Why It Happens: Readers often import a full eschatological system into the banquet image and press each detail into a fixed chart.
Correction: The local emphasis falls on blessed participation in the Lamb’s triumph. Distinctions may be proposed, but the passage does not foreground a detailed social taxonomy.
Misreading: Using verse 8 to teach salvation by human moral achievement.
Why It Happens: The bride 'has made herself ready,' and the linen is identified with righteous deeds.
Correction: The same verse also says she was permitted to be clothed. The text presents faithful obedience as real and necessary, yet still granted rather than self-generated merit.
Misreading: Quoting verse 10 as a slogan about prophecy while ignoring John’s attempt to worship the angel.
Why It Happens: The line about the testimony of Jesus is memorable and often detached from its narrative setting.
Correction: Its immediate function is corrective.
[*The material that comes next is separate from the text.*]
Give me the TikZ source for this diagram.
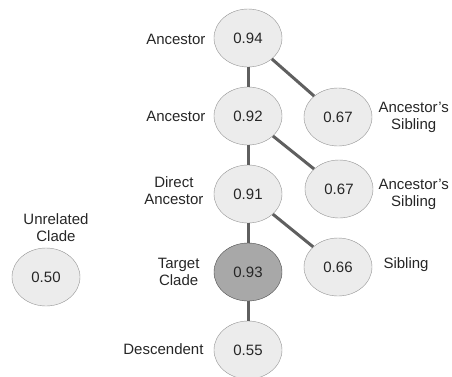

Revelation must not terminate on the messenger; it exists to direct worship to God and witness to Jesus.
Misreading: Reading heaven’s rejoicing as delight in violence itself.
Why It Happens: Modern readers may recoil from judgment scenes and miss the reasons the text gives for praise.
Correction: The hallelujahs are grounded in God’s judgments being true and just and in his vindication of the murdered servants. The joy is over righteous justice, not cruelty.